後任には、いわきFCをJ3初年度で優勝・J2昇格に導いた村主博正監督の就任が決定。J3降格とフロントの不祥事という逆風の中で結果を残した相馬監督兼GMの仕事は、もっと評価されて然るべきだろう。新スタジアム構想も含め、課題が山積する鹿児島においては、監督交代以前にフロント改革こそが最優先事項ではないだろうか。

FC琉球:平川忠亮監督
評価:★★☆☆☆/続投可能性:100%
プロ生活16年のすべてを浦和レッズに捧げた平川忠亮監督のFC琉球就任は、多くのサポーターを驚かせた。J3に降格した2023シーズンは17位、2024シーズンは14位と低迷が続き、クラブ名を「FC琉球OKINAWA」と改めて臨んだ今2025シーズンも、最終的には16位で辛うじて残留となった。
初勝利まで6試合を要したことを考えれば踏みとどまったとも言えるが、総得点41はリーグワースト3位タイで、2桁得点者は不在。
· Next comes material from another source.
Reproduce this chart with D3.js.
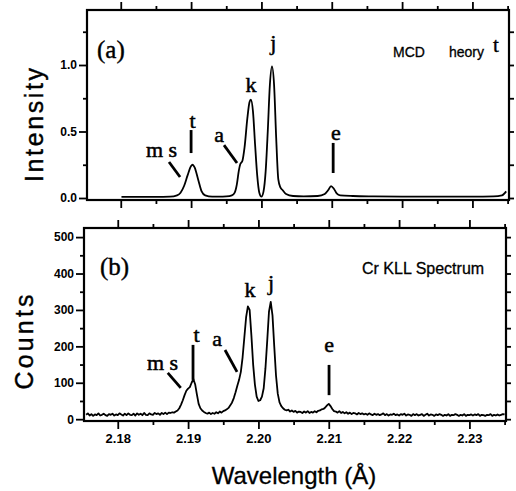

FW浅川隼人、FW高木大輔の7得点が最多で、総失点57もワースト4位タイと、攻守両面で課題が露呈した。シーズンを通して連勝は2度のみ。一方で4連敗が2度、3連敗が1度、2連敗が2度と安定感を欠き、「残留で精一杯」という評価が妥当だろう。
それでもクラブは12月5日、平川監督の続投を発表した。続投を決めた以上、来季の百年構想リーグ、そして2025/26シーズンを見据えたオフの戦力強化は不可欠となる。
その編成を担うのが、12月8日に就任が発表された柴村直弥SDだ。国内外14クラブでのプレー経験を持つ柴村氏の手腕が問われる。筆頭株主は“面白法人”を標榜するIT企業のカヤックで、2024年からは同社CEOの柳澤大輔氏が代表取締役社長に就任。今季はJ加盟以来初めてホーム来場者数50万人を突破するなど、クラブを取り巻く環境は上向きつつある。成績と内容の両立によって、“面白クラブ”としての存在感をピッチ上でも示したいところだ。